I cum with his hand around my throat, choking me into a delirious state as we both climax. This is our life and I wouldn’t change it for the world.
Week 8 - Dom
The second portfolio is nearly complete and Roxy has twenty-two pieces now:
8 crime scene polaroids
6 environmental photographs
5 diner/bar sketches of strangers
3 composite drawings layering multiple scenes
She's working on the final piece which is a large charcoal drawing she won't let me see yet.
"It's not ready," she says when I ask.
"When will it be ready?"
"When it's done."
I leave her alone in the darkroom and focus on the Berlin logistics. The flights, accommodation and transportation of the artwork is now complete, all planned out and ready to go.
I go online to check for updates and see the Reddit threads about RB have exploded.
What if RB is actually multiple artists working collectively? That would explain the range of styles.
The gallery won't confirm or deny anything. Very suspicious.
I heard from a friend who works at Void Gallery that the artist communicates only through anonymous email. No phone. No address. Nothing.
That's not sustainable. Eventually someone will figure it out.
I screenshot the threads and show them to Roxy.
"They're getting more aggressive," I say.

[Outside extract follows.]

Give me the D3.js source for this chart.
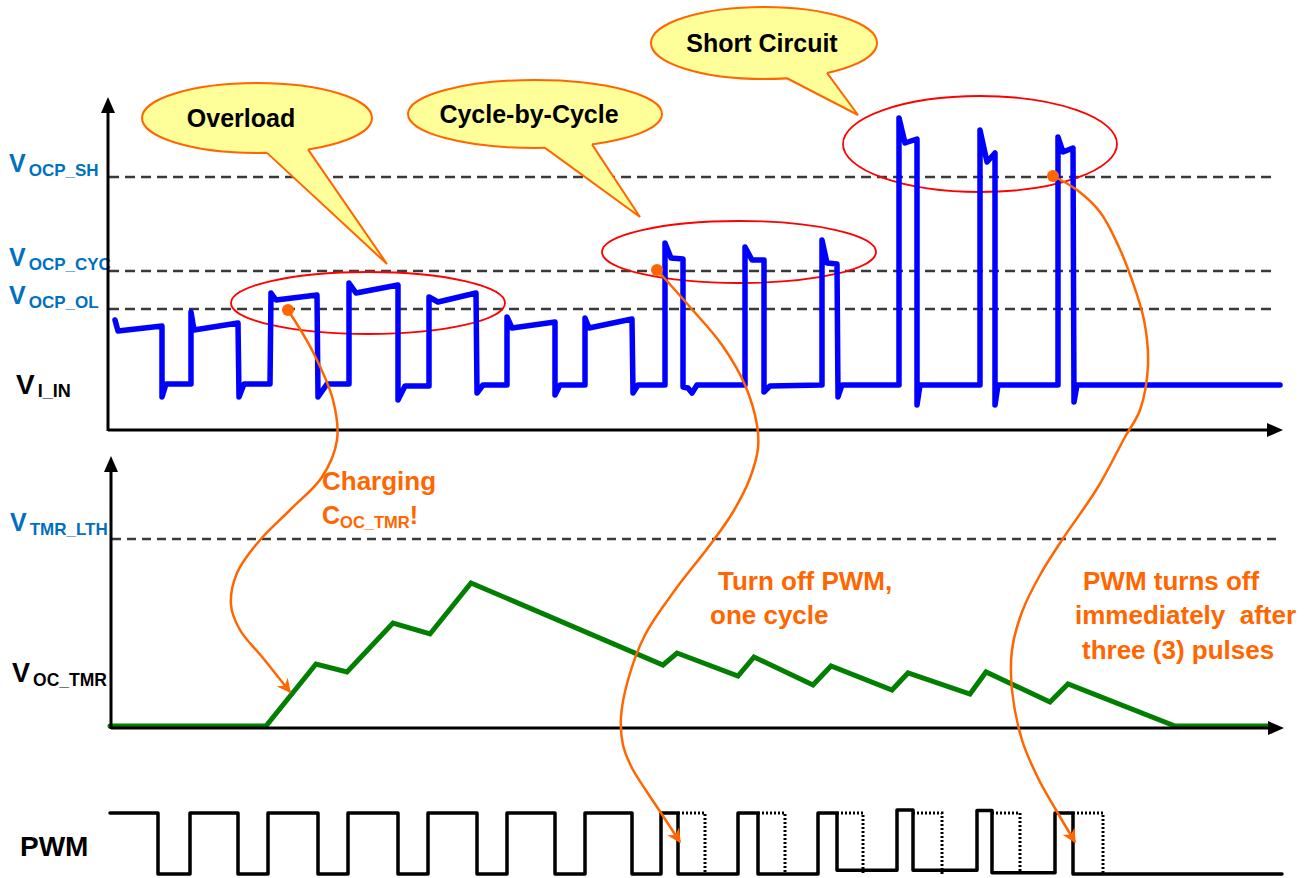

"I can’t worry about that right now, I’m too focused on Berlin to care. They’ll get bored eventually."
Later that night, she finishes the final piece. I'm in the kitchen clearing up after dinner when she calls me to the darkroom.
The drawing is massive, three feet by four feet, charcoal on heavy paper. It shows a gallery opening. Crowds of people studying artwork on walls. And in the corner, barely visible, almost transparent is a woman watching, but she’s faded.
"It's you," I say.
"It's me at my own exhibition. The ghost in the room."
"It's amazing."
"It's the truth."
I pull her against me, my hands sliding under her shirt, touching her soft skin. "You're going to show this in Berlin?"
"No. This one's private. Just for us. If I sell this, then it will give away that I go to the exhibitions."
"Thats true."
"Four weeks until Berlin," she says.
"Then the world."
She turns in my arms, her eyes meeting mine. "I'm ready."
We pack the second portfolio carefully over the next week. Twenty-two pieces, each one wrapped and catalogued and stored safely.
Ready for whatever comes next.
Ready for Berlin and for everything coming our way.